* **Stated problem**: Starting from the top of the material, restate each line exactly until the line that contains "const yTickLabels = [0, 2, 4, 6, 8, 10];", which is also copied. Pictures are excluded.

━━━━

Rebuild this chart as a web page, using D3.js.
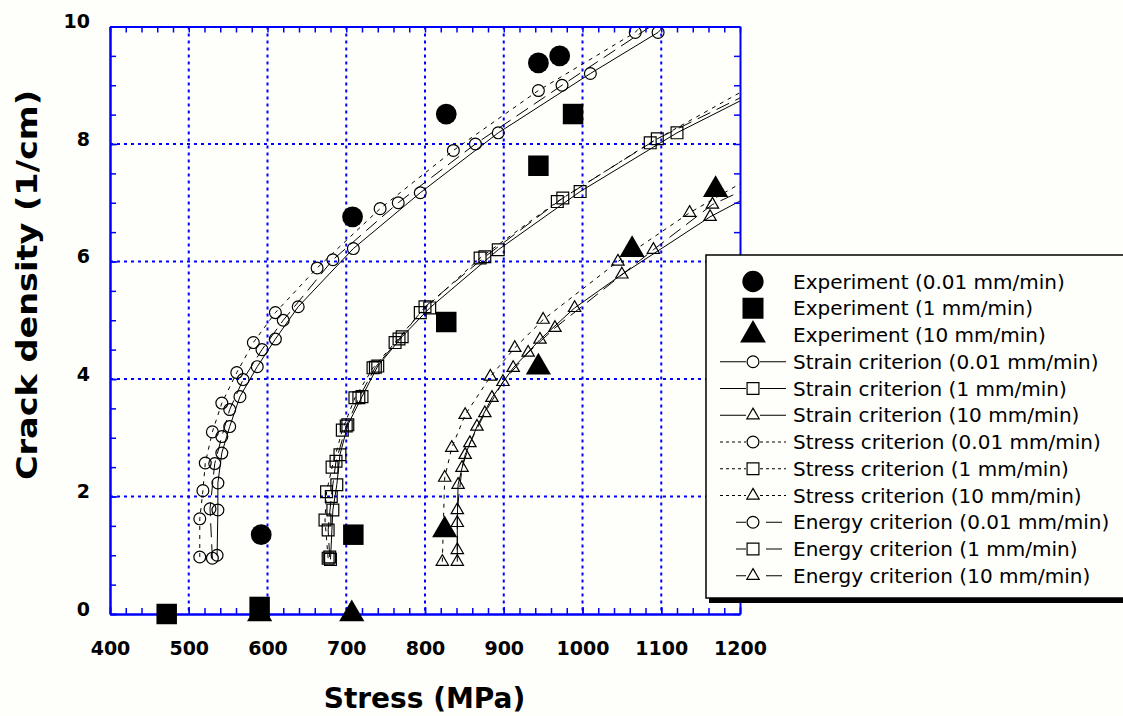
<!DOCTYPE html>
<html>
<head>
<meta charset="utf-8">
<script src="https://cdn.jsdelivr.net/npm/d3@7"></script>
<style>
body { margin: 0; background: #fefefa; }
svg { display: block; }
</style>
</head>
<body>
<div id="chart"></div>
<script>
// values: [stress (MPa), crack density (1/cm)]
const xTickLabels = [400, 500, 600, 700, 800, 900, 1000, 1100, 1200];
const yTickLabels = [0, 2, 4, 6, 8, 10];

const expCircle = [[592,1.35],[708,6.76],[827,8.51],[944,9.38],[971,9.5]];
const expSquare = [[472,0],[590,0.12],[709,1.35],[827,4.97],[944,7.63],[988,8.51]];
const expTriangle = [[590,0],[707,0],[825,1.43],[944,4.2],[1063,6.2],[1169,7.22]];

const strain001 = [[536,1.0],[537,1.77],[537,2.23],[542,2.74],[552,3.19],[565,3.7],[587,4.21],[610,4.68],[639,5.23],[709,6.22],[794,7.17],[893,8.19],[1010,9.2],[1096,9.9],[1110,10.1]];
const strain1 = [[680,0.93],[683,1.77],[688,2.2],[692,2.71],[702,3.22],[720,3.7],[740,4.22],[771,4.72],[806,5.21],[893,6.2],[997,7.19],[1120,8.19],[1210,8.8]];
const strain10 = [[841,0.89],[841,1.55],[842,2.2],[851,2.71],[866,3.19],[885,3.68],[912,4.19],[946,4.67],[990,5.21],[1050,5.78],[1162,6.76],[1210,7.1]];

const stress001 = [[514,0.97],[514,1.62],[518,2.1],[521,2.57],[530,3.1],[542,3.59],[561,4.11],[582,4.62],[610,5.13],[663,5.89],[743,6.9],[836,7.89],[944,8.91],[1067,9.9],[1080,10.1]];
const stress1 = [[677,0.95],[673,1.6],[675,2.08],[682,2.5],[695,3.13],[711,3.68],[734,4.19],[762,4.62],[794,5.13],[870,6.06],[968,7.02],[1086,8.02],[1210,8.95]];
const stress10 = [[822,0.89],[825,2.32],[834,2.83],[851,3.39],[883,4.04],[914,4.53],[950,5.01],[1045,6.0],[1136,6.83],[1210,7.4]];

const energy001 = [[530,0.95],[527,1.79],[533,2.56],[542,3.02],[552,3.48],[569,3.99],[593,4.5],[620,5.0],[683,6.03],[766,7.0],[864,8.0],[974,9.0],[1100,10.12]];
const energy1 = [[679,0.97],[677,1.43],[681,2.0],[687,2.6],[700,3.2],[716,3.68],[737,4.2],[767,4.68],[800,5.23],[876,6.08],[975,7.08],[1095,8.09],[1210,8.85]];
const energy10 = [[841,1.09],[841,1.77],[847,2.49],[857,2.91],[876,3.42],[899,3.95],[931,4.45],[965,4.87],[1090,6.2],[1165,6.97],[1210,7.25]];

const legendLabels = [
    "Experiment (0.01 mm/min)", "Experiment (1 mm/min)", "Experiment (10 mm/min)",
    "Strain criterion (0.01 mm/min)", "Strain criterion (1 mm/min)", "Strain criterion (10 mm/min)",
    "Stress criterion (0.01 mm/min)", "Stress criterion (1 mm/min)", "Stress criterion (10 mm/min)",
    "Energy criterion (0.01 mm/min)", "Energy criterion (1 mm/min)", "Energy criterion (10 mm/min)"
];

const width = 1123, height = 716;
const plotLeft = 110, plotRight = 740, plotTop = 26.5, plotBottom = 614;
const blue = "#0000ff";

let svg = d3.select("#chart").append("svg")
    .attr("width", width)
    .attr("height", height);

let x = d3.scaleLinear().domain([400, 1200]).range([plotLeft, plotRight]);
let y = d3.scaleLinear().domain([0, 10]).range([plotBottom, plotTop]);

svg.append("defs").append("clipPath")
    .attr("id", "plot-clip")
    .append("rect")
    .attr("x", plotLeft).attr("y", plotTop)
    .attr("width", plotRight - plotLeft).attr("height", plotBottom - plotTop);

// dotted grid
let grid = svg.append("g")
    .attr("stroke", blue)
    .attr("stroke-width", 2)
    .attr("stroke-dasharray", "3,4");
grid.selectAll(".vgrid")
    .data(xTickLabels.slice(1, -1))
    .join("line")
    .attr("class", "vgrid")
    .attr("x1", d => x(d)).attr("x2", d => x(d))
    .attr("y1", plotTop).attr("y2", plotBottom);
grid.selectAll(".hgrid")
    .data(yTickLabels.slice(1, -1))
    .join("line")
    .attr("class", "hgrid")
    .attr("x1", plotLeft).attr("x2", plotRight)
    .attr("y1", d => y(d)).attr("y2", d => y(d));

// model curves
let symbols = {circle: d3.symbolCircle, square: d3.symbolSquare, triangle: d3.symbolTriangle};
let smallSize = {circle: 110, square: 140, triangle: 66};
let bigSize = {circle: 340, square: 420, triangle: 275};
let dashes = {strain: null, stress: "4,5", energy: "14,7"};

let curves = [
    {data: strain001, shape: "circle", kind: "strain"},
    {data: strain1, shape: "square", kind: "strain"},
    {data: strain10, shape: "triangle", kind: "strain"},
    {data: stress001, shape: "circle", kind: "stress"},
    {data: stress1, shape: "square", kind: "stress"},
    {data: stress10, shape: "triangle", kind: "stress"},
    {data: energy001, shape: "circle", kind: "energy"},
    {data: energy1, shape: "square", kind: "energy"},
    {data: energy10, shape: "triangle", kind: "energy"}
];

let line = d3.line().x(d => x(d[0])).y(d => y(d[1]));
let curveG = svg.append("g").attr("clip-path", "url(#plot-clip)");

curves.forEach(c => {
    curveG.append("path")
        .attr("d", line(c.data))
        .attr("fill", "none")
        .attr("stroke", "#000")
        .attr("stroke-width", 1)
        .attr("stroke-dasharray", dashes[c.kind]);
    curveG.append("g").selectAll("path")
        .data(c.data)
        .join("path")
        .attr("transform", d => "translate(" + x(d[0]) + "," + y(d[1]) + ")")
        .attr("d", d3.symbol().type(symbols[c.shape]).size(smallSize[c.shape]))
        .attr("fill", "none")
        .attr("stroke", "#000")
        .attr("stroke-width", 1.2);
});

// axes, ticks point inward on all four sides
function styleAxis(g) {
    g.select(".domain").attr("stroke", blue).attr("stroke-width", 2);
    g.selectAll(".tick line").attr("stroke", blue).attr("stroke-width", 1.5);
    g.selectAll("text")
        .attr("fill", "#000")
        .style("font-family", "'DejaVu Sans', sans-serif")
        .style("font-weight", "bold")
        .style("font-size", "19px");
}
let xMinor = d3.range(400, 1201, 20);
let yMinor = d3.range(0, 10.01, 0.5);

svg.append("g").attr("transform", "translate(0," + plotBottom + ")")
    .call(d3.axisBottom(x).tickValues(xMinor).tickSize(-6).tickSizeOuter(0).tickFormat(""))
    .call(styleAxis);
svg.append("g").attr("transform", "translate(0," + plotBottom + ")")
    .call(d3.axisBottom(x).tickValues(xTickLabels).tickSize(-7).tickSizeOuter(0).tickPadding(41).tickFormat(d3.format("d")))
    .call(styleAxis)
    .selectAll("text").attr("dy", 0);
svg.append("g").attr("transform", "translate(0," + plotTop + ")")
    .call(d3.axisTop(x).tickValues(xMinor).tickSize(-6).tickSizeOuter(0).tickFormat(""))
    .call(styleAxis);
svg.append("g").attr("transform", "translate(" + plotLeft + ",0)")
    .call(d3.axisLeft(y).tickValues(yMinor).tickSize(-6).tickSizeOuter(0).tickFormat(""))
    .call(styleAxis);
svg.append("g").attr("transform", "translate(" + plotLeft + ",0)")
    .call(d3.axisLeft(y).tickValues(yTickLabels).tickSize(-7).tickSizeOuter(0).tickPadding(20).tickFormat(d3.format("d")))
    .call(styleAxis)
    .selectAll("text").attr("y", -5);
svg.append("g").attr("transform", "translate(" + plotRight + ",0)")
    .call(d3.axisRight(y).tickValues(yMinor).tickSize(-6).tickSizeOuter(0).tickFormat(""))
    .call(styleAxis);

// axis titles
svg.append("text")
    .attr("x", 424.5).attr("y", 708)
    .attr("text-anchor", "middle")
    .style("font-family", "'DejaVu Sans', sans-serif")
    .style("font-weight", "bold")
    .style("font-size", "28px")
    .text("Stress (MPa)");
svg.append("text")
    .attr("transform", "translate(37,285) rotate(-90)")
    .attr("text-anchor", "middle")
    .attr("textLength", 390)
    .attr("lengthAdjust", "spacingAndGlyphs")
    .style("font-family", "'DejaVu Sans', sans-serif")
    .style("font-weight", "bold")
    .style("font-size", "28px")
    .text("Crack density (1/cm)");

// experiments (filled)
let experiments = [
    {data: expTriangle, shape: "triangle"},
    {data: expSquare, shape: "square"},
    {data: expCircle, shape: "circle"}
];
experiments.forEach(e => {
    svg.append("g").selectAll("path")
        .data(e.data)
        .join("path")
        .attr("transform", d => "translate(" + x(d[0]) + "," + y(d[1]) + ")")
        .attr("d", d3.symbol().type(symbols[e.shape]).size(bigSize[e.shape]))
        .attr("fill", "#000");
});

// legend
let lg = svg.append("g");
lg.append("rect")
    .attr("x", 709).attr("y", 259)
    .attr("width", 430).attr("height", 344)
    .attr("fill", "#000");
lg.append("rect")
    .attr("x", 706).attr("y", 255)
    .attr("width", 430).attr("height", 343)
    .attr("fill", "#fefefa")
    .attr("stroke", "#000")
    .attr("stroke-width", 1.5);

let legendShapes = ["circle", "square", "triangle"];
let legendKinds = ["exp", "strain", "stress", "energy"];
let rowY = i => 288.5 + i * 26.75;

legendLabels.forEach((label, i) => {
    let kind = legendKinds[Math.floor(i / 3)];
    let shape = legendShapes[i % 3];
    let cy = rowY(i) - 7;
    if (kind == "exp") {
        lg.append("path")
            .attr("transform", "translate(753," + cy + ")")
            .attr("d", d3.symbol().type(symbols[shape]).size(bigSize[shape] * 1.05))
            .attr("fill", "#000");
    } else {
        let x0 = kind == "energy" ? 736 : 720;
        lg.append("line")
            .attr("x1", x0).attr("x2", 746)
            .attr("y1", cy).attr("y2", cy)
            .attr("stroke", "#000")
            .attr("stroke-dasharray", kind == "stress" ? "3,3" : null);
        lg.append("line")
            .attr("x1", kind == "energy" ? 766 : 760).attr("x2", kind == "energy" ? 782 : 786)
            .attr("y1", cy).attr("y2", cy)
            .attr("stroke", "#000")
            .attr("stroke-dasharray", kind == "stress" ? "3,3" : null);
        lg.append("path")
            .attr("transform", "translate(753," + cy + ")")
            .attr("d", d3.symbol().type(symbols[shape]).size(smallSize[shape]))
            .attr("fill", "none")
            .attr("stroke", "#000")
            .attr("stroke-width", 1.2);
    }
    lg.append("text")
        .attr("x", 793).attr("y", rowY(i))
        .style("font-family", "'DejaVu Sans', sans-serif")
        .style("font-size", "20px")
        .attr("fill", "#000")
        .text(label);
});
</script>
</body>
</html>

━━━━

* **Solution to this exercise**:
Rebuild this chart as a web page, using D3.js.
<!DOCTYPE html>
<html>
<head>
<meta charset="utf-8">
<script src="https://cdn.jsdelivr.net/npm/d3@7"></script>
<style>
body { margin: 0; background: #fefefa; }
svg { display: block; }
</style>
</head>
<body>
<div id="chart"></div>
<script>
// values: [stress (MPa), crack density (1/cm)]
const xTickLabels = [400, 500, 600, 700, 800, 900, 1000, 1100, 1200];
const yTickLabels = [0, 2, 4, 6, 8, 10];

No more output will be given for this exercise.